Available records:
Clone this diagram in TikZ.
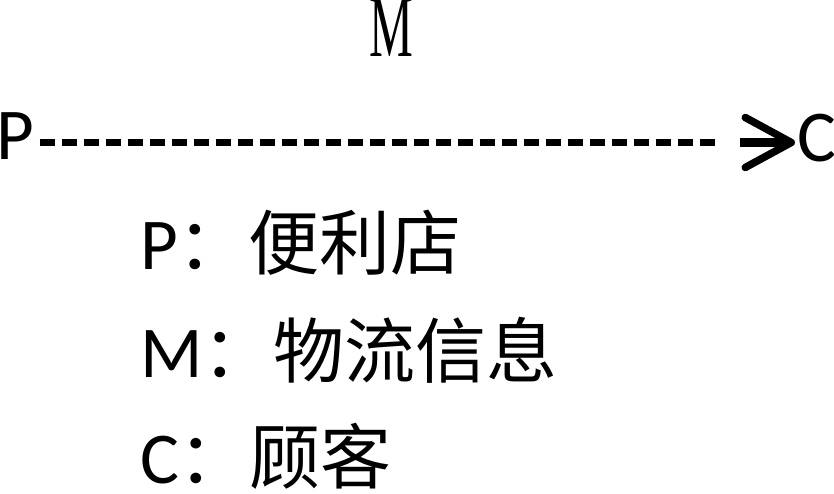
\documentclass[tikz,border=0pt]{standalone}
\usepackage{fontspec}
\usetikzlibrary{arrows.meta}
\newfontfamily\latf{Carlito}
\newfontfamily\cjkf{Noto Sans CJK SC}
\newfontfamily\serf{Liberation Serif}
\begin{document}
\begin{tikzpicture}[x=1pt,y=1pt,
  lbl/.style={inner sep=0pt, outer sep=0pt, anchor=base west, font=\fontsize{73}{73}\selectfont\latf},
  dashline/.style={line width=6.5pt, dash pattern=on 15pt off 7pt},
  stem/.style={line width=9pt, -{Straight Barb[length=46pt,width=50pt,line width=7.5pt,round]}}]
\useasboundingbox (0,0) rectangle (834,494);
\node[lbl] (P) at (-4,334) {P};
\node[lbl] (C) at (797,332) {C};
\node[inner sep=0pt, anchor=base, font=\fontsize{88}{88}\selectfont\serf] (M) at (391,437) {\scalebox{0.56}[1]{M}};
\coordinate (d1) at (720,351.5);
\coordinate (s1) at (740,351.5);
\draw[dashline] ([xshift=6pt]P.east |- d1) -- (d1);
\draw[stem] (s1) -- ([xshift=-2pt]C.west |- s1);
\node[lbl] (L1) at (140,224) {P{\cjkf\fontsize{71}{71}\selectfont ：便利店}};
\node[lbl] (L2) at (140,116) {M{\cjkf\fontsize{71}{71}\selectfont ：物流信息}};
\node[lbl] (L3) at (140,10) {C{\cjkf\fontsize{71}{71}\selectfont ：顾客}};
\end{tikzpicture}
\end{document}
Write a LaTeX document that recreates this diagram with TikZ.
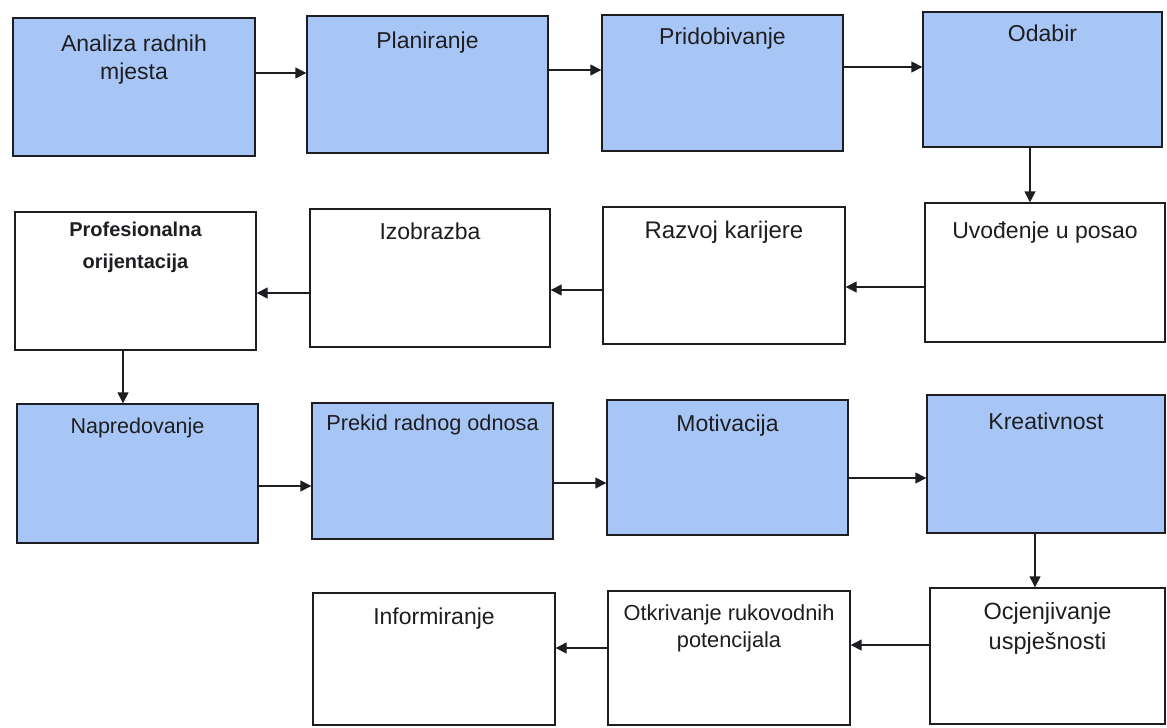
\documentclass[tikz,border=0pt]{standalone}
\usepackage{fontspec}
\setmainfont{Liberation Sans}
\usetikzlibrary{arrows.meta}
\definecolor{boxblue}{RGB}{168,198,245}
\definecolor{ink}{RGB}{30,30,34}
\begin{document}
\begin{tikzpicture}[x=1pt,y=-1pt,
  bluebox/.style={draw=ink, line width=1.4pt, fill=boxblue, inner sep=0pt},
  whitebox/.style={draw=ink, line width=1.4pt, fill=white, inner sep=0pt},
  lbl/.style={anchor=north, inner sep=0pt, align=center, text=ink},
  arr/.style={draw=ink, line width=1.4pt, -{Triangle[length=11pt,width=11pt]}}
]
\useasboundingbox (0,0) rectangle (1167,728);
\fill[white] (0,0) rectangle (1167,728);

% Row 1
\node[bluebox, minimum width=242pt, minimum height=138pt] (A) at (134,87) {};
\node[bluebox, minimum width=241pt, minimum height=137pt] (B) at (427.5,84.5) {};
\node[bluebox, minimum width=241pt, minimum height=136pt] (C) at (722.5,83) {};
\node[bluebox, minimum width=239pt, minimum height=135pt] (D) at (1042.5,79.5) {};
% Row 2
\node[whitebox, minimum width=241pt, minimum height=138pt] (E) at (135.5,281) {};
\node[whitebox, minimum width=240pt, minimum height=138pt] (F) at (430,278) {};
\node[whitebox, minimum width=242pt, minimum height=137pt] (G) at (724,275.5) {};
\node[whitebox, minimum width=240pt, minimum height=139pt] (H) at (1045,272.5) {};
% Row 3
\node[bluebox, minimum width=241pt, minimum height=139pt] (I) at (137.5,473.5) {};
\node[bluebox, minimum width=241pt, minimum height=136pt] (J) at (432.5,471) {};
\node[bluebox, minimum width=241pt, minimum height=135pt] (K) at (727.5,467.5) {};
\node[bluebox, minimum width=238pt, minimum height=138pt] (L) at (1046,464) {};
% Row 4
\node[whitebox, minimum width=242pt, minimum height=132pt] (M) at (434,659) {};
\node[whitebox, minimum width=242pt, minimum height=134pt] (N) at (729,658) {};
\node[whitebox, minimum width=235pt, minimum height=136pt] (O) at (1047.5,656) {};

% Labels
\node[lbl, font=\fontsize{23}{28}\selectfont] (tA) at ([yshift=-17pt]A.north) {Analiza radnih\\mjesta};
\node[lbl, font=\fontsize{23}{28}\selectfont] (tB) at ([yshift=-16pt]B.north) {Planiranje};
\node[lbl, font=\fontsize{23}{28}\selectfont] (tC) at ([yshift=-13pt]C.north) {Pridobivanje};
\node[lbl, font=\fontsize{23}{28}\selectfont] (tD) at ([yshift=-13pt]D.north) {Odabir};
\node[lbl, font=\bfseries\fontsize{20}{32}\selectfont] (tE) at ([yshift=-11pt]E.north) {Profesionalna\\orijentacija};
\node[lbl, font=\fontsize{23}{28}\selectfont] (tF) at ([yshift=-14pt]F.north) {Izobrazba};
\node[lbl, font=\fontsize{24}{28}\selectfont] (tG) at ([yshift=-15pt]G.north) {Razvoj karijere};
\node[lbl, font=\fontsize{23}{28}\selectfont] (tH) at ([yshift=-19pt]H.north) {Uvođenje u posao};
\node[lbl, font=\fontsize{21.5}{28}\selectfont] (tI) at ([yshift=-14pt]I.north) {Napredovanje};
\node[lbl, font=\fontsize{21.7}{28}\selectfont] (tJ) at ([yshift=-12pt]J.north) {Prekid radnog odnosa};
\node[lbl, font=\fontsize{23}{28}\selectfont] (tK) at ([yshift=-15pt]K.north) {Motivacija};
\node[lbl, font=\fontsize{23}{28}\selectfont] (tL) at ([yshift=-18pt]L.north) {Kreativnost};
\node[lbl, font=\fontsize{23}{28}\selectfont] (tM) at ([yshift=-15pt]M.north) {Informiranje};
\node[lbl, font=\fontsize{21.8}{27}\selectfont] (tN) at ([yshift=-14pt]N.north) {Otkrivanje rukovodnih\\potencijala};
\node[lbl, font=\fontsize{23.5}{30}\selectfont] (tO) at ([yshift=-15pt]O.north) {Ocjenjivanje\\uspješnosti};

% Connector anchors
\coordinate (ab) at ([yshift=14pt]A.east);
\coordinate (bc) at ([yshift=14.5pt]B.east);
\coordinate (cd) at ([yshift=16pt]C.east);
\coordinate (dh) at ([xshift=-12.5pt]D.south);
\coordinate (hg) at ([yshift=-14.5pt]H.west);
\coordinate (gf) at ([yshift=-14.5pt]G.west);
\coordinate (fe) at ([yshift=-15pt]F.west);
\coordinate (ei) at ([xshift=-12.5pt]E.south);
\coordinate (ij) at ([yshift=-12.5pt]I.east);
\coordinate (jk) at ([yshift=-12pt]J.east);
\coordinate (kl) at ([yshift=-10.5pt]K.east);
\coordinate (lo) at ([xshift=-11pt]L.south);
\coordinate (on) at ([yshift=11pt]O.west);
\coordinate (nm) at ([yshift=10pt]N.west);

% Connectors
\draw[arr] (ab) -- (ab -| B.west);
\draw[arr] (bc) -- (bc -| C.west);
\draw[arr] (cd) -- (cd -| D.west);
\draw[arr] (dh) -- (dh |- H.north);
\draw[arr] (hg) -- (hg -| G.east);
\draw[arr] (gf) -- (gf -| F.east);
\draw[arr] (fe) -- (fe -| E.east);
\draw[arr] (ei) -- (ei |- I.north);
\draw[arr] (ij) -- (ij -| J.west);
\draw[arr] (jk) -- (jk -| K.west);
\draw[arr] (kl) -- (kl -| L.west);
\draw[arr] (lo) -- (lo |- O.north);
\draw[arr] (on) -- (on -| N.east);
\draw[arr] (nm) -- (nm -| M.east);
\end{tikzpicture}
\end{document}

==

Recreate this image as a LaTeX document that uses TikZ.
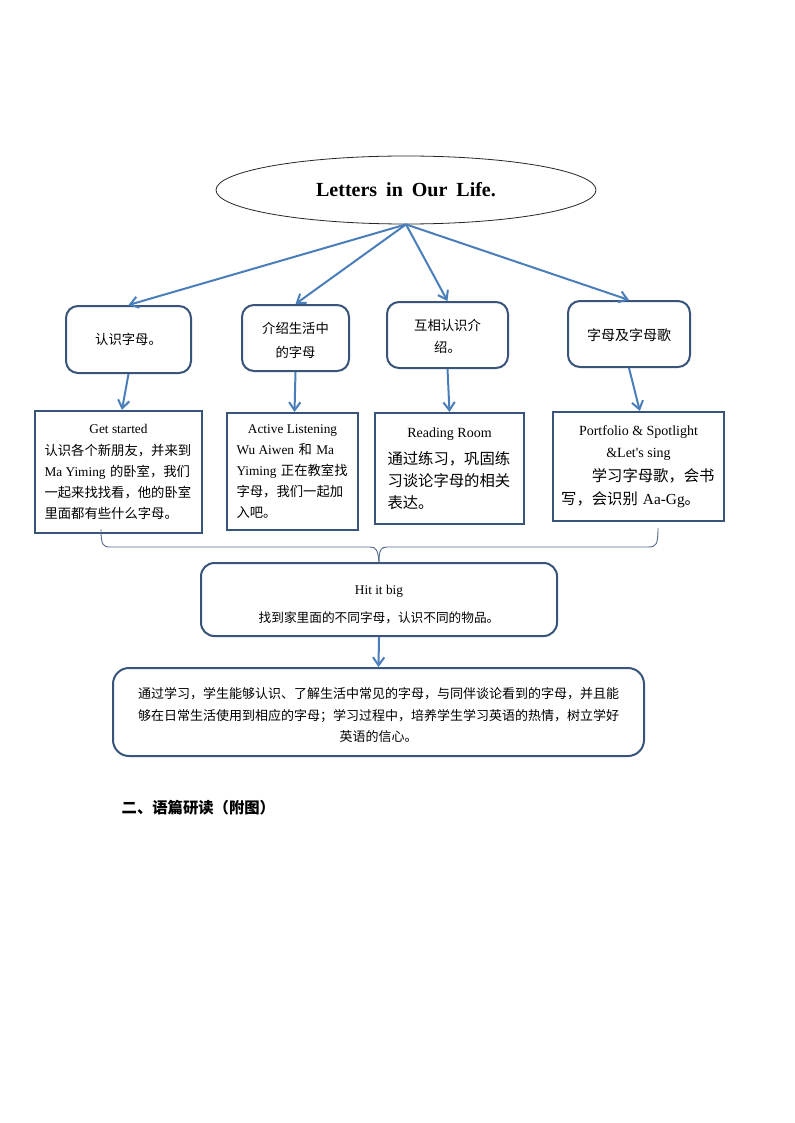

Exercise details: Omit all pictures, then copy the lines between the ones holding "Write a LaTeX" and "minimum width=235pt, minimum", inclusive.

Result:
Write a LaTeX document that recreates this diagram with TikZ.
\documentclass[tikz,border=0pt]{standalone}
\usepackage{fontspec}
\setmainfont{Liberation Sans}
\usetikzlibrary{arrows.meta}
\definecolor{boxblue}{RGB}{168,198,245}
\definecolor{ink}{RGB}{30,30,34}
\begin{document}
\begin{tikzpicture}[x=1pt,y=-1pt,
  bluebox/.style={draw=ink, line width=1.4pt, fill=boxblue, inner sep=0pt},
  whitebox/.style={draw=ink, line width=1.4pt, fill=white, inner sep=0pt},
  lbl/.style={anchor=north, inner sep=0pt, align=center, text=ink},
  arr/.style={draw=ink, line width=1.4pt, -{Triangle[length=11pt,width=11pt]}}
]
\useasboundingbox (0,0) rectangle (1167,728);
\fill[white] (0,0) rectangle (1167,728);

% Row 1
\node[bluebox, minimum width=242pt, minimum height=138pt] (A) at (134,87) {};
\node[bluebox, minimum width=241pt, minimum height=137pt] (B) at (427.5,84.5) {};
\node[bluebox, minimum width=241pt, minimum height=136pt] (C) at (722.5,83) {};
\node[bluebox, minimum width=239pt, minimum height=135pt] (D) at (1042.5,79.5) {};
% Row 2
\node[whitebox, minimum width=241pt, minimum height=138pt] (E) at (135.5,281) {};
\node[whitebox, minimum width=240pt, minimum height=138pt] (F) at (430,278) {};
\node[whitebox, minimum width=242pt, minimum height=137pt] (G) at (724,275.5) {};
\node[whitebox, minimum width=240pt, minimum height=139pt] (H) at (1045,272.5) {};
% Row 3
\node[bluebox, minimum width=241pt, minimum height=139pt] (I) at (137.5,473.5) {};
\node[bluebox, minimum width=241pt, minimum height=136pt] (J) at (432.5,471) {};
\node[bluebox, minimum width=241pt, minimum height=135pt] (K) at (727.5,467.5) {};
\node[bluebox, minimum width=238pt, minimum height=138pt] (L) at (1046,464) {};
% Row 4
\node[whitebox, minimum width=242pt, minimum height=132pt] (M) at (434,659) {};
\node[whitebox, minimum width=242pt, minimum height=134pt] (N) at (729,658) {};
\node[whitebox, minimum width=235pt, minimum height=136pt] (O) at (1047.5,656) {};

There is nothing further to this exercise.